The Thriller Made Me Do It
The Conjuring universe has had quite the ride over the years. From the lofty heights of The Conjuring to the middling mediocrity of The Nun, this horror franchise doesn’t look like slowing down any time soon.
Despite the questionable quality of the spin-offs and prequels in this series, The Conjuring films have been solid overall.
The Conjuring 3: The Devil Made Me Do It is a true return to form, managing to revitalize what makes these films so endearing while changing the focus from outright horror to more of a horror/thriller hybrid. The result is something lacking the same dread-inducing scares of old, but working surprisingly well to inject some much-needed urgency into the plot.
While the story does boast that it’s “based on true events”, aside from the basic outline and a few story beats, everything else is pretty much fiction. The focus this time shifts to the Glatzel family home, where Ed and Lorraine Warren find themselves struggling to free a boy called David who has been possessed.
With things looking bleak, and Ed suffering a heart attack in the process, Arne Johnson offers himself as a sacrificial lamb for this demon, pleading with it to take him instead.
In the aftermath of this, the demon lies dormant inside Arne, which is misinterpreted by those in attendance as it being successfully cast back to hell. Ed, the only person who witnessed this transfer, finds himself crippled and forced to try and recover, sitting this one out in the hospital for the time being.
However, it soon becomes apparent that this nightmare has only just begun, as the truth about Arne and the Glatzel family comes tumbling out. It’s the most difficult case Lorraine and Ed have faced, but with the cards stacked against them, will they be able to solve this before it’s too late?
Unlike cases past, The Devil Made Me Do It feels a lot more urgent, with a “countdown” trope thrown in for effect. The catalyst for this comes from Arne stabbing his landlord multiple times but claiming that the devil made him do it. This leaves it up to the Warrens to try and find evidence to convince a court of law that Arne was possessed and acting outside his own free will.
When it comes to scares, The Conjuring has always had some good ones but this film tends to devolve back into more jump scares than anything else. Given the perceived change of tone to one of horror/thriller, it’s hard to have too many grumbles with this.
However, Director Michael Chaves actually does a really good job with the sound design and camera work, emulating James Wan’s efforts to try and keep things consistent with the universe. There’s a lot of creativity with this too, typified by some trippy visuals and well-produced dream sequences.
Instead of being shoehorned into the story though, these actually serve a narrative purpose and the film is all the stronger for it. These also help to paper over some of the tired horror tropes that pop up. You’ve got your damsel in distress trip from a slow-moving foe, lights going out and the usual tense fake-out bumps in the night as well.

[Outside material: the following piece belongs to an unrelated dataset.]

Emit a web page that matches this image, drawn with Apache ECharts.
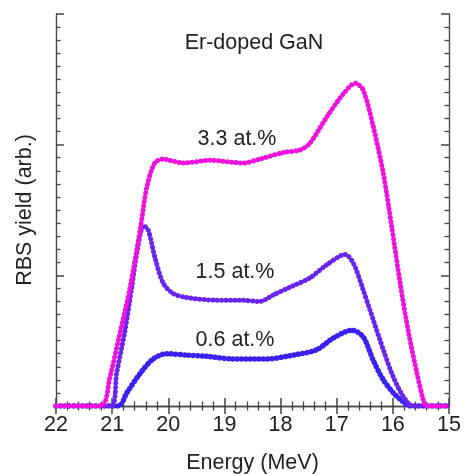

It also doesn’t help that the third act in particular feels quite rushed and the conclusion to the case feels more than a little corny. I wont spoil that here but suffice to say it’s a cringy narrative device, one that reinforces an earlier bite of foreshadowing.
One of the more surprising inclusions here though comes from the humour. There’s actually a few laugh out loud moments thrown in, which is pretty surprising given the heavy subject matter and homages to The Exorcist.
One joke sees Ed and Lorraine suggest a skeptic lawyer spend an evening with Annabelle. The next shot shows her frazzled and afraid in court. These moments of levity crop up throughout the film and add to the feel of this moving into thriller territory.
The Conjuring: The Devil Made Me Do It is a confidently produced, surprisingly competent horror/thriller that leans into what made the first two films so endearing. While it may be the weakest of the trio, The Conjuring 3 proves there’s still some ghosts left in this franchise worthy of a good haunt.